A total of 457 people were arrested and 441 security forces injured on Thursday during nationwide protests against French President Emmanuel Macron's pensions reform, Interior Minister Gérald Darmanin announced Friday.
Darmanin also said there had been 903 fires lit in the streets of Paris during the most violent day of protests since demonstrations against pension reform began in January.
"There were a lot of demonstrations and some of them turned violent, notably in Paris," Darmanin added, saying the toll was alarming.
He praised the police for protecting the more than one million people who marched around France.
The authorities had warned that anarchist groups were expected to infiltrate the Paris march.
Young men wearing hoods and facemasks were seen smashing windows and setting fire to uncollected rubbish in the latter stages of the demonstration.
Call for democratic debate
Darmanin, a rightwing hardliner in Macron's centrist government, dismissed calls from protesters to withdraw the pensions reform which cleared parliament last week in controversial circumstances.
"I don't think we should withdraw this law because of violence," he said. "If so, that means there's no state. We should accept a democratic, social debate, but not a violent debate."

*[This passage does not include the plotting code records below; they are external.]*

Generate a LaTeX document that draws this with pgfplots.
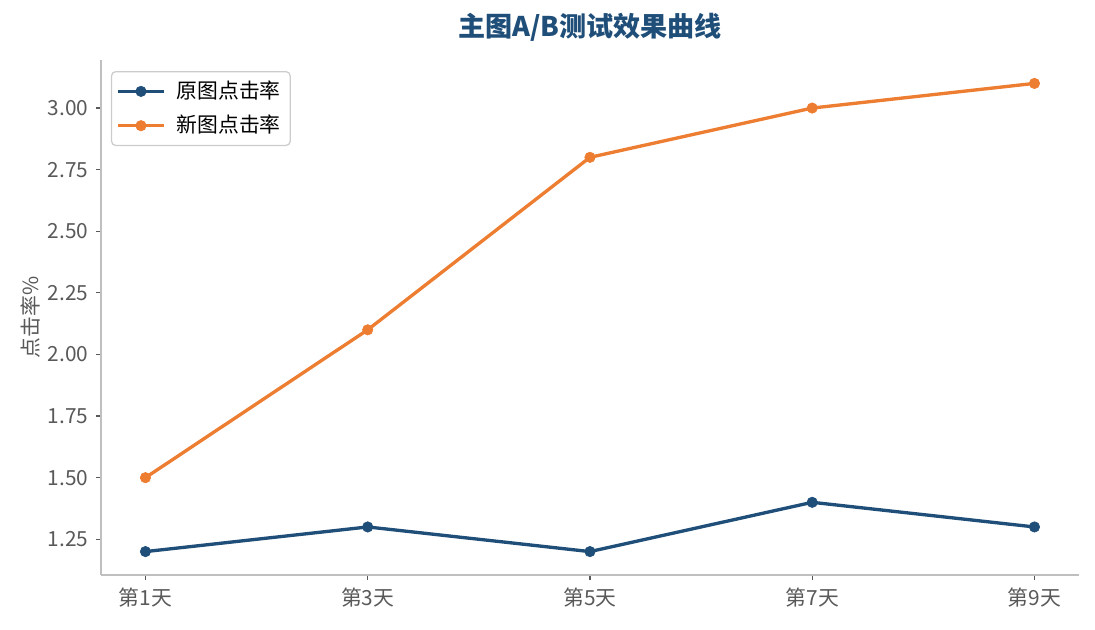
\documentclass[border=0pt]{standalone}
\usepackage{fontspec}
\setmainfont{Noto Sans CJK SC}
\usepackage{pgfplots}
\pgfplotsset{compat=1.18}

\definecolor{cblue}{HTML}{1F4E79}
\definecolor{corange}{HTML}{ED7D31}
\definecolor{spine}{HTML}{BFBFBF}
\definecolor{lbl}{HTML}{595959}

\begin{document}
\begin{tikzpicture}[x=0.48pt,y=0.48pt]
% page = 1095 x 629 px, axis origin at (101,575) px
\useasboundingbox (-101,-54) rectangle (994,575);
\begin{axis}[
  at={(0,0)}, anchor=origin,
  scale only axis, width=469.4pt, height=247.2pt,
  xmin=0.6, xmax=9.4, ymin=1.105, ymax=3.195,
  axis lines*=left,
  axis line style={draw=spine, line width=0.75pt, -},
  xtick={1,3,5,7,9},
  xticklabels={第1天,第3天,第5天,第7天,第9天},
  ytick={1.25,1.5,...,3.0},
  tick align=outside,
  major tick length=2.5pt,
  tick style={draw=lbl, line width=0.6pt},
  ticklabel style={font=\fontsize{10}{12}\selectfont, text=lbl},
  /pgf/number format/assume math mode=true,
  y tick label style={/pgf/number format/fixed,
    /pgf/number format/fixed zerofill,
    /pgf/number format/precision=2},
  ylabel={点击率\%},
  ylabel shift=-3pt,
  ylabel style={font=\fontsize{10}{12}\selectfont, text=lbl},
  title={\bfseries 主图A/B测试效果曲线},
  title style={font=\fontsize{13}{15}\selectfont, text=cblue, yshift=-0.5pt},
  legend style={at={(0.0102,0.9786)}, anchor=north west,
    draw=spine!80, rounded corners=2pt, line width=0.6pt,
    font=\fontsize{10}{12}\selectfont, inner sep=2.5pt,
    row sep=2.5pt,
    /tikz/every odd column/.append style={column sep=3.5pt}},
  legend cell align=left,
  legend image code/.code={
    \draw[mark repeat=2,mark phase=2]
      plot coordinates {(0cm,0cm) (0.38cm,0cm) (0.76cm,0cm)};},
  clip=false,
]
\addplot[cblue, line width=1.6pt, mark=*, mark size=2.5pt,
  mark options={solid, line width=0.3pt}] coordinates {
  (1,1.2) (3,1.3) (5,1.2) (7,1.4) (9,1.3)};
\addlegendentry{原图点击率}
\addplot[corange, line width=1.6pt, mark=*, mark size=2.5pt,
  mark options={solid, line width=0.3pt}] coordinates {
  (1,1.5) (3,2.1) (5,2.8) (7,3.0) (9,3.1)};
\addlegendentry{新图点击率}
\end{axis}
\end{tikzpicture}
\end{document}
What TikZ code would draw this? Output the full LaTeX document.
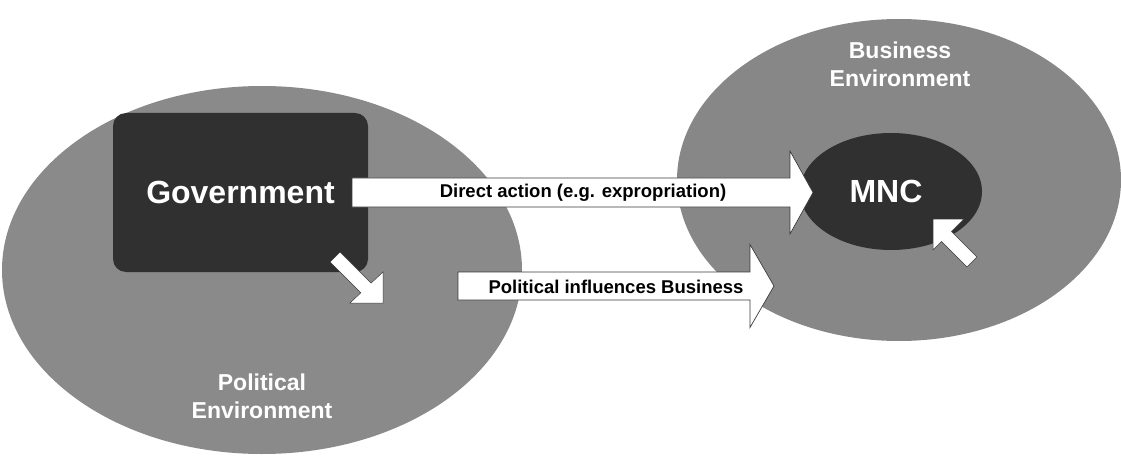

Elsewhere on Thursday, the entrance to Bordeaux city hall was set on fire during clashes in the southwestern wine-exporting hub.
"I have difficulty in understanding and accepting this sort of vandalism," the mayor of Bordeaux, Pierre Hurmic, told RTL radio on Friday.
"Why would you make a target of our communal building? I can only condemn it in the strongest possible terms."
British King Charles III is set to visit the southwestern city next Tuesday, and had been expected to visit the city hall and meet with Hurmic.